> PROVIDED INFORMATION
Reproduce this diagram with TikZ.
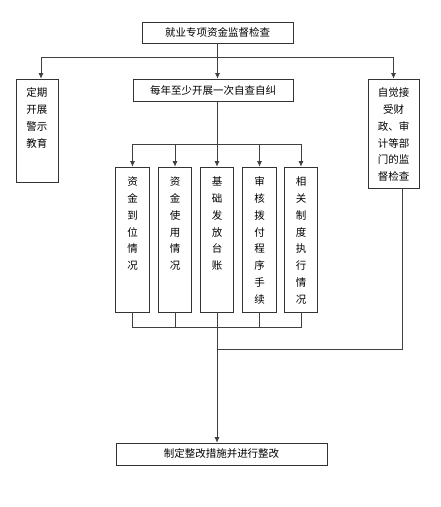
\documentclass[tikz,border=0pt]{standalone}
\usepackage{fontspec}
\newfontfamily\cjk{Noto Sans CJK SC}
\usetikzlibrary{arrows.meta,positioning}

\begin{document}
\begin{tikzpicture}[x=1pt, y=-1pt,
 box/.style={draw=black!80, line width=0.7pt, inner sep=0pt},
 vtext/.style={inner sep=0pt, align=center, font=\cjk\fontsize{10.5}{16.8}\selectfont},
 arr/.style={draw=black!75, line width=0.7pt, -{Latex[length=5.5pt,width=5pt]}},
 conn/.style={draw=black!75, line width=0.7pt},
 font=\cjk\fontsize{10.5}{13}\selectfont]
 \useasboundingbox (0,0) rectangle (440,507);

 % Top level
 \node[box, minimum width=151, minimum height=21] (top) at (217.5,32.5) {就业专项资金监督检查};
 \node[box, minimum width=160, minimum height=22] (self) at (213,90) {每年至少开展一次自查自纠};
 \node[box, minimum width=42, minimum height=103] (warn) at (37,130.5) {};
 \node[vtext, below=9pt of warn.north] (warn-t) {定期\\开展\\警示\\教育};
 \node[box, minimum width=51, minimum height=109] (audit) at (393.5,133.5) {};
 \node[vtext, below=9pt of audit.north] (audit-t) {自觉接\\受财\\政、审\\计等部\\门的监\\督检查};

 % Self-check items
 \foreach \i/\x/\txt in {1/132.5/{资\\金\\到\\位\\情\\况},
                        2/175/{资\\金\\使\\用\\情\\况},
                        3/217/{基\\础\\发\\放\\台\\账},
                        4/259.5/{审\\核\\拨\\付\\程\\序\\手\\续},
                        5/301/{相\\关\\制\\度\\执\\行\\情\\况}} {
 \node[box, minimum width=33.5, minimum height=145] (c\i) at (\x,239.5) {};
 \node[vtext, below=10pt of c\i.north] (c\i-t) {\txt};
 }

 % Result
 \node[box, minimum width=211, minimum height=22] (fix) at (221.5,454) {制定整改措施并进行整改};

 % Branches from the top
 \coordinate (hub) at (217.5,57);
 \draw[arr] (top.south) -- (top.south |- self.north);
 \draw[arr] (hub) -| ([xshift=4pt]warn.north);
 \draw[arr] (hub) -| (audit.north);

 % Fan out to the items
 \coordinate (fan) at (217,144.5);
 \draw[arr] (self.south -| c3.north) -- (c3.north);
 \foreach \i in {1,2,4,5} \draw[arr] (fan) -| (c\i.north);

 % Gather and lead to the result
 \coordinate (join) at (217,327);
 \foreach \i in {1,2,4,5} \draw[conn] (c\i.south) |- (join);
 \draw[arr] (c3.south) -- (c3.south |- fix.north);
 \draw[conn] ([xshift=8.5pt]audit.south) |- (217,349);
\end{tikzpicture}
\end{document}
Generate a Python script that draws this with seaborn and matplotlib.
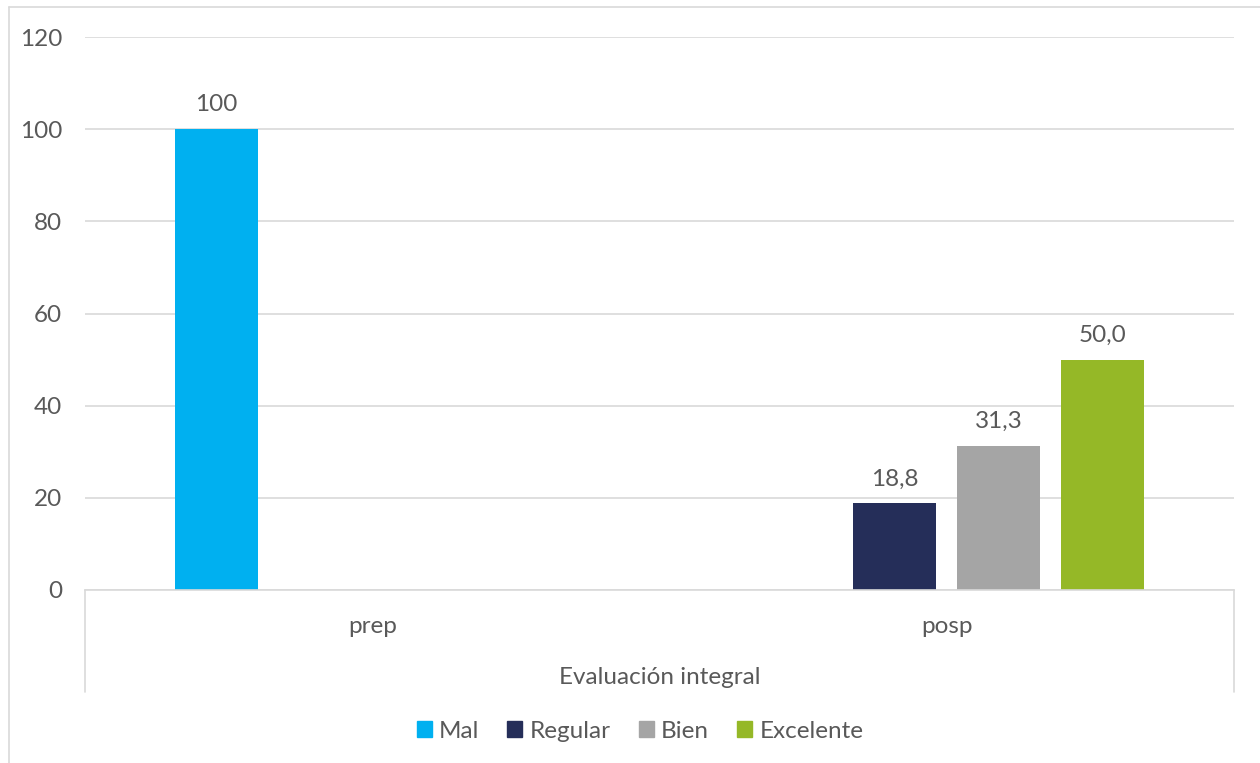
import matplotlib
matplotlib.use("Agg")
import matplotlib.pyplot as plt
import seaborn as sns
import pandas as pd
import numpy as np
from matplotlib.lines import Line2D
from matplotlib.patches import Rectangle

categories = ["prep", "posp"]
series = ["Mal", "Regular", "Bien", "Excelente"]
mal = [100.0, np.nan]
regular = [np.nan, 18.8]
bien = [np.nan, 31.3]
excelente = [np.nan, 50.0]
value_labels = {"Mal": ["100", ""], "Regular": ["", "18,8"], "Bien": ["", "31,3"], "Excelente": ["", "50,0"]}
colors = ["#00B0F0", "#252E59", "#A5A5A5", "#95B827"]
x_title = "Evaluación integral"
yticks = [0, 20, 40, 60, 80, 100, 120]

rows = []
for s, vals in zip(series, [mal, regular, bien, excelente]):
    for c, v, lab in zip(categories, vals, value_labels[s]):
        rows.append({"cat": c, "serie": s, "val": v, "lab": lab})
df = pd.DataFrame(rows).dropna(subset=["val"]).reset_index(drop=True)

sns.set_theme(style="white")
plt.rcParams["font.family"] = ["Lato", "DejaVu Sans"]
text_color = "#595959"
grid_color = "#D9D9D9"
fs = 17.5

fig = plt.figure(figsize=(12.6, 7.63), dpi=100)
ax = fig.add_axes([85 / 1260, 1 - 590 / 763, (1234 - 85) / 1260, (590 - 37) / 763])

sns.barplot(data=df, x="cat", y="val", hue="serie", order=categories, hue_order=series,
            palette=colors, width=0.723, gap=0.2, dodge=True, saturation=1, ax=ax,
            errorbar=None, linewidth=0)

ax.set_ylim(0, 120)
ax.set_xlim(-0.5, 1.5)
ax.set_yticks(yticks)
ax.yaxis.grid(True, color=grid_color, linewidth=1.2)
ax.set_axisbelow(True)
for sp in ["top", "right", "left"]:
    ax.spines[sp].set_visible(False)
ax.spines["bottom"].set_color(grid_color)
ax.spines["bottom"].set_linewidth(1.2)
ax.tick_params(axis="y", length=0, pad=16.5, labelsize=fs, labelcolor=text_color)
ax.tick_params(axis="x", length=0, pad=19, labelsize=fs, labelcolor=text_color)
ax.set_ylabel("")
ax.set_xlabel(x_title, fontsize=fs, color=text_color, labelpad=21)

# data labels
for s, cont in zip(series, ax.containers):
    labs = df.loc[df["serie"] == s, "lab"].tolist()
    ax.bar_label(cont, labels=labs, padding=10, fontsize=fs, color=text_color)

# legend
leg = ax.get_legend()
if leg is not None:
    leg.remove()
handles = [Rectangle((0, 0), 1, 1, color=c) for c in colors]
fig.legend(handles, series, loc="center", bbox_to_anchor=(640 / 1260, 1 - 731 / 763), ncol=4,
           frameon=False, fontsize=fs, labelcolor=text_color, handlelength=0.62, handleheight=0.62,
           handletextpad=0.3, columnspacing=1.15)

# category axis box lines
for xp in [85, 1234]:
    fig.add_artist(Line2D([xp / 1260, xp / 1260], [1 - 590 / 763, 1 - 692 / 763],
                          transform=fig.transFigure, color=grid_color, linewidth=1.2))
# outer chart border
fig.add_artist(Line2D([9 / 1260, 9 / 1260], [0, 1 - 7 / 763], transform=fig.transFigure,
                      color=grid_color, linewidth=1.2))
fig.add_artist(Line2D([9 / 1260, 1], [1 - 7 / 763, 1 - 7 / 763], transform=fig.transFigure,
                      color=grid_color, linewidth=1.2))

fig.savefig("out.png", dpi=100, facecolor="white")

==

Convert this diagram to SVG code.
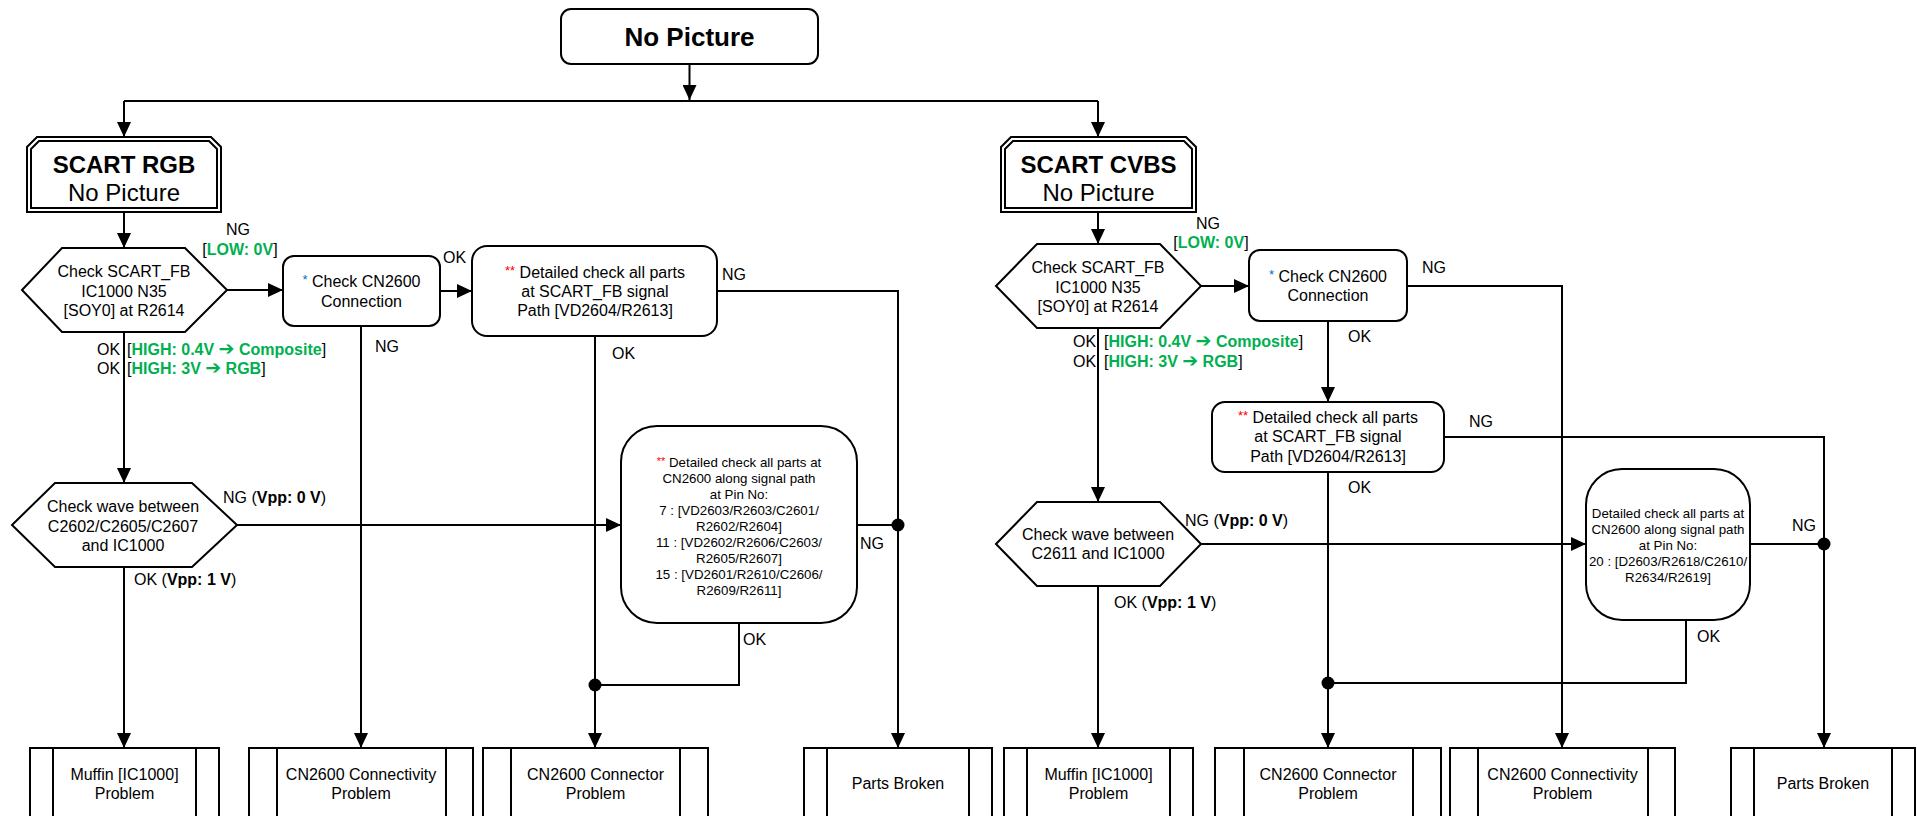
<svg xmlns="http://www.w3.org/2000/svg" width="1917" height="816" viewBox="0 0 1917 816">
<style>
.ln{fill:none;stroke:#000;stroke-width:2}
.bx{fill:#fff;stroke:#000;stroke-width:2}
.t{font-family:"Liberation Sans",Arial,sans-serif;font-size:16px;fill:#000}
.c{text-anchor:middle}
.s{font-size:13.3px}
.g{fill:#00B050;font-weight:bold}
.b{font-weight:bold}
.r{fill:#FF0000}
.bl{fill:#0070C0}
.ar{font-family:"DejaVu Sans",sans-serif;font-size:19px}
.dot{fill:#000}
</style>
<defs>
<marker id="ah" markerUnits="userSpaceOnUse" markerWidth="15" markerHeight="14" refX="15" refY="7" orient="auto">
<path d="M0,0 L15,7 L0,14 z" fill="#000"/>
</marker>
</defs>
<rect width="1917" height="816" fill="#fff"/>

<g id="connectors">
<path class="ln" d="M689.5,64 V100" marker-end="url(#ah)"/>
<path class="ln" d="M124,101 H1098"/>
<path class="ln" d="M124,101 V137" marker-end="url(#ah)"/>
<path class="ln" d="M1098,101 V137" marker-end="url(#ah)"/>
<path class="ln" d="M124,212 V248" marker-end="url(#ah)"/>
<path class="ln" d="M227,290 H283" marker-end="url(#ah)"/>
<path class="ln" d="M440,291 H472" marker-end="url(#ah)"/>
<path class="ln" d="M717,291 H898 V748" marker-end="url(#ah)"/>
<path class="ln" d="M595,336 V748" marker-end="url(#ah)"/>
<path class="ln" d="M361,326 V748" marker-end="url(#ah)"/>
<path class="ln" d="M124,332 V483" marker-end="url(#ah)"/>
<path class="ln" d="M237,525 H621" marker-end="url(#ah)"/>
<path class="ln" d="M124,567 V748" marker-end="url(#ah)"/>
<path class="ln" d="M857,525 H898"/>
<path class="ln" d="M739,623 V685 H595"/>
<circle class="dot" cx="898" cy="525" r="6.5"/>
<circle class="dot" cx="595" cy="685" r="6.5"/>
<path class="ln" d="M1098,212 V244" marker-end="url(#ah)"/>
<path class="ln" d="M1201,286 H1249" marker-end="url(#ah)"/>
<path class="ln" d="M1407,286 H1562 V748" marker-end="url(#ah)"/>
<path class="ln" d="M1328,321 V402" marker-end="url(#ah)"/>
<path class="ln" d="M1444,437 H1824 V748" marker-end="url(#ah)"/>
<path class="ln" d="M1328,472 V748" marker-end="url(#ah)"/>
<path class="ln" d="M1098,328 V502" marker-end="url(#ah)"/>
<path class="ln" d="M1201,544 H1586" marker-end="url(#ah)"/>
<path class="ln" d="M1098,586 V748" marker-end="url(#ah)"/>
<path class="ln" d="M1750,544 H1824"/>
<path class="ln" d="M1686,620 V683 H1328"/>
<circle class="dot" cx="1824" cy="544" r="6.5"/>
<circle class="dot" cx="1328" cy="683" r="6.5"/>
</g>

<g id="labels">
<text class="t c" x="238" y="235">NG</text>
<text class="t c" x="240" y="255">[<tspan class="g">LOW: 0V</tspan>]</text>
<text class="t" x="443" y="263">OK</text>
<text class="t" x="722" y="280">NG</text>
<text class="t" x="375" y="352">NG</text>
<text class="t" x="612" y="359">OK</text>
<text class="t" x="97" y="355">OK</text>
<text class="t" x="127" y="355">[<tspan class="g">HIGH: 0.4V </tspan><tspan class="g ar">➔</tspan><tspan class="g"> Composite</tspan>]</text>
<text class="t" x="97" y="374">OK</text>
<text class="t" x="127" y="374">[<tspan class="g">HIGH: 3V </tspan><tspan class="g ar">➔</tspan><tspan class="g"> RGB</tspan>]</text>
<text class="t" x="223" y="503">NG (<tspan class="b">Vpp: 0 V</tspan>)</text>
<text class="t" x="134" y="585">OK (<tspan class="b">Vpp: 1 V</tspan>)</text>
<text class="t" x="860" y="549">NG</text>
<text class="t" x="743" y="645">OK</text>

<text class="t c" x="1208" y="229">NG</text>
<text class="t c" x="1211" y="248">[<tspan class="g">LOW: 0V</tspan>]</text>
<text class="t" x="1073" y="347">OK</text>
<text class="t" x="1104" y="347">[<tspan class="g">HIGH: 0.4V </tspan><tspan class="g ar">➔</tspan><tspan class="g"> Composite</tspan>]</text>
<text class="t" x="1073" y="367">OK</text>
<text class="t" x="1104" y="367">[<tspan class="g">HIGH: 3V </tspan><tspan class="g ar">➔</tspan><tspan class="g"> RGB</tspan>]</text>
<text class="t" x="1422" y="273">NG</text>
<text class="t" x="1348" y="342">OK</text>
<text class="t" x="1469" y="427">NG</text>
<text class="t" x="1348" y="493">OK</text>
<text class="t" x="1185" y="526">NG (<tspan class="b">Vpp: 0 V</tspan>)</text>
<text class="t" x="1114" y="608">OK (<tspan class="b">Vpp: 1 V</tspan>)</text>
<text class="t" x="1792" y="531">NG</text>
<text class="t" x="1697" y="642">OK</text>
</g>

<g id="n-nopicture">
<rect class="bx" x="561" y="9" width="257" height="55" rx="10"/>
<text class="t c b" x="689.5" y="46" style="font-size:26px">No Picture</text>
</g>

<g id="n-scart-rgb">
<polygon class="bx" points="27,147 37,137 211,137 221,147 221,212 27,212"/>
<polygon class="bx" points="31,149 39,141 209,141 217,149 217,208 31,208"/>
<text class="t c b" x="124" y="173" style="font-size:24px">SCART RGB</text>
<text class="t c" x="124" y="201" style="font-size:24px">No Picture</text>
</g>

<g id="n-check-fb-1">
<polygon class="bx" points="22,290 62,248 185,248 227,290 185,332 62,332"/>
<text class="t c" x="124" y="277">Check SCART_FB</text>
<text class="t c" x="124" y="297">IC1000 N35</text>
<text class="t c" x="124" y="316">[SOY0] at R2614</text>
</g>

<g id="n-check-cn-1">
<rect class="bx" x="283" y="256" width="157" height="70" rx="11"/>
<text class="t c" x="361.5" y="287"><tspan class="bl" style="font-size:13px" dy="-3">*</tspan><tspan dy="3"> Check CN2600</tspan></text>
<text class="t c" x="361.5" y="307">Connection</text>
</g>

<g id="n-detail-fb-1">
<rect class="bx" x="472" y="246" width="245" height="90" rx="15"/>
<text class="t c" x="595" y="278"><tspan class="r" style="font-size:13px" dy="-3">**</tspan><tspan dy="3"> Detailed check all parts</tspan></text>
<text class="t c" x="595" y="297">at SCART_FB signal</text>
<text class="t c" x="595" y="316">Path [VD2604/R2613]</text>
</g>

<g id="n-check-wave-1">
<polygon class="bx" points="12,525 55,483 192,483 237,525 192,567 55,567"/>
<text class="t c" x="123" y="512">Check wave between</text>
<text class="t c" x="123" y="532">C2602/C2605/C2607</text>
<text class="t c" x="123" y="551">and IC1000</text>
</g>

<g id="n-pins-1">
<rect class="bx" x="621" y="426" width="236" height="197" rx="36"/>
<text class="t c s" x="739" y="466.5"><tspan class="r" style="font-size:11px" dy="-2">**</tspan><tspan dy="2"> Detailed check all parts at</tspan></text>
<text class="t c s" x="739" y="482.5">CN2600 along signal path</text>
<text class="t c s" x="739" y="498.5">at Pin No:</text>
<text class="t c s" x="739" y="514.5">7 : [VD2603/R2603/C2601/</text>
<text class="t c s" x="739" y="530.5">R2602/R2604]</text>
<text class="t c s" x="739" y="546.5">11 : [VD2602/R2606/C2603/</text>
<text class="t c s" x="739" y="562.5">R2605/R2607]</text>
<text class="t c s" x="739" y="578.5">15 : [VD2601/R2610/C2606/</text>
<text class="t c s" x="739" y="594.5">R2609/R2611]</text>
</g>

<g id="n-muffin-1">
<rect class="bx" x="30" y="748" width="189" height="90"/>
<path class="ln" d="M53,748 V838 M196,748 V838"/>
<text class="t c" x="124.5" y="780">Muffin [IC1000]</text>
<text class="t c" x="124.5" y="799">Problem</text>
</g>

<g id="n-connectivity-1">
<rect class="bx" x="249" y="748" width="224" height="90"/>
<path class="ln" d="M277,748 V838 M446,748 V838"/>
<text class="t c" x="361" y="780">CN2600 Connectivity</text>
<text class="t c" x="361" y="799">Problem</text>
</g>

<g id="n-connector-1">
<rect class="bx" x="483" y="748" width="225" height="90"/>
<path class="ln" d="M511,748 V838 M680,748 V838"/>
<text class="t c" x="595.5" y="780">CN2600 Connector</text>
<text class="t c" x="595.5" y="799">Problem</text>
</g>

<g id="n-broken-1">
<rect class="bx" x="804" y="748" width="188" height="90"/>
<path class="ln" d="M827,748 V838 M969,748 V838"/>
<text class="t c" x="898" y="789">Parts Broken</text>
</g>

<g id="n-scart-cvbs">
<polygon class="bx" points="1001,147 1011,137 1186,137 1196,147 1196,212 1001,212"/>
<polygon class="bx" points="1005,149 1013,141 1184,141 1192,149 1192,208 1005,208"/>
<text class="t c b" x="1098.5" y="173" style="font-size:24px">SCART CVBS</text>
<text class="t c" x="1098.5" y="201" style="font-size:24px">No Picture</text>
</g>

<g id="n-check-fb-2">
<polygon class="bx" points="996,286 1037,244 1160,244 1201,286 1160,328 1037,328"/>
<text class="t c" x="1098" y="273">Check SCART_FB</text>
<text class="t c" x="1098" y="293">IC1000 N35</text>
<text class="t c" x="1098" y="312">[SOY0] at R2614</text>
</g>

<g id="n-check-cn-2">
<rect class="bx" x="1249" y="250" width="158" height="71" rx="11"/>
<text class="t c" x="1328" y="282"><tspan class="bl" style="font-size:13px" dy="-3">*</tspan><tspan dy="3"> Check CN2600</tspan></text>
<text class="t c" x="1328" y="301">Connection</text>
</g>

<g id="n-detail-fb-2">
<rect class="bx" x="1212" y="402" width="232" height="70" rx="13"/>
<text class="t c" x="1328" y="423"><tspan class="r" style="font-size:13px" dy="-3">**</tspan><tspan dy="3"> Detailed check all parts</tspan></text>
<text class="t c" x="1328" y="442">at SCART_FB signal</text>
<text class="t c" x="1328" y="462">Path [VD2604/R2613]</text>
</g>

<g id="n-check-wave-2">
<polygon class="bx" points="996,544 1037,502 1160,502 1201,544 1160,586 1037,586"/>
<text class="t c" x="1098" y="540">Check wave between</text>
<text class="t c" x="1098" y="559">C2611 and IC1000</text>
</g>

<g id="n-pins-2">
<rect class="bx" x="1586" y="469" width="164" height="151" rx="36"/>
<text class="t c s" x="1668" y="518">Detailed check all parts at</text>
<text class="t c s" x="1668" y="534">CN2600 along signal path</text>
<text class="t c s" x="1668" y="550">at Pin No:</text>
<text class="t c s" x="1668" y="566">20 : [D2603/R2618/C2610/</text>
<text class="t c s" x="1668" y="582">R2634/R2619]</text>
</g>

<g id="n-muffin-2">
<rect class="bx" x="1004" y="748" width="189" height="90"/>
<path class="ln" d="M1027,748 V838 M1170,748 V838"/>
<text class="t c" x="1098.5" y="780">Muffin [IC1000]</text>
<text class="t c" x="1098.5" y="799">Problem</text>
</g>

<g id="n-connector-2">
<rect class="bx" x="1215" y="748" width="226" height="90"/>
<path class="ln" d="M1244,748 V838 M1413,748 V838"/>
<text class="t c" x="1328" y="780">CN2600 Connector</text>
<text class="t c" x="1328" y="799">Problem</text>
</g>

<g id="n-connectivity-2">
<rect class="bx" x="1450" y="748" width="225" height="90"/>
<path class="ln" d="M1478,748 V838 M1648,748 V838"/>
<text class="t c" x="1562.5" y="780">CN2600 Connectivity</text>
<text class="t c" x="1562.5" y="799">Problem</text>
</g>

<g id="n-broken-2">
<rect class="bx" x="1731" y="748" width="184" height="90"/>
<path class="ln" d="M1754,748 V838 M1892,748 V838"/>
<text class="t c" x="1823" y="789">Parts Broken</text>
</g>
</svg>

> STATED TASK
Write out exactly the lines from the one that has "Generate a Python" down to the one that has "errorbar=None, linewidth=0)", including both. Pictures stay out of the copy.

> TASK OUTPUT
Generate a Python script that draws this with seaborn and matplotlib.
import matplotlib
matplotlib.use("Agg")
import matplotlib.pyplot as plt
import seaborn as sns
import pandas as pd
import numpy as np
from matplotlib.lines import Line2D
from matplotlib.patches import Rectangle

categories = ["prep", "posp"]
series = ["Mal", "Regular", "Bien", "Excelente"]
mal = [100.0, np.nan]
regular = [np.nan, 18.8]
bien = [np.nan, 31.3]
excelente = [np.nan, 50.0]
value_labels = {"Mal": ["100", ""], "Regular": ["", "18,8"], "Bien": ["", "31,3"], "Excelente": ["", "50,0"]}
colors = ["#00B0F0", "#252E59", "#A5A5A5", "#95B827"]
x_title = "Evaluación integral"
yticks = [0, 20, 40, 60, 80, 100, 120]

rows = []
for s, vals in zip(series, [mal, regular, bien, excelente]):
    for c, v, lab in zip(categories, vals, value_labels[s]):
        rows.append({"cat": c, "serie": s, "val": v, "lab": lab})
df = pd.DataFrame(rows).dropna(subset=["val"]).reset_index(drop=True)

sns.set_theme(style="white")
plt.rcParams["font.family"] = ["Lato", "DejaVu Sans"]
text_color = "#595959"
grid_color = "#D9D9D9"
fs = 17.5

fig = plt.figure(figsize=(12.6, 7.63), dpi=100)
ax = fig.add_axes([85 / 1260, 1 - 590 / 763, (1234 - 85) / 1260, (590 - 37) / 763])

sns.barplot(data=df, x="cat", y="val", hue="serie", order=categories, hue_order=series,
            palette=colors, width=0.723, gap=0.2, dodge=True, saturation=1, ax=ax,
            errorbar=None, linewidth=0)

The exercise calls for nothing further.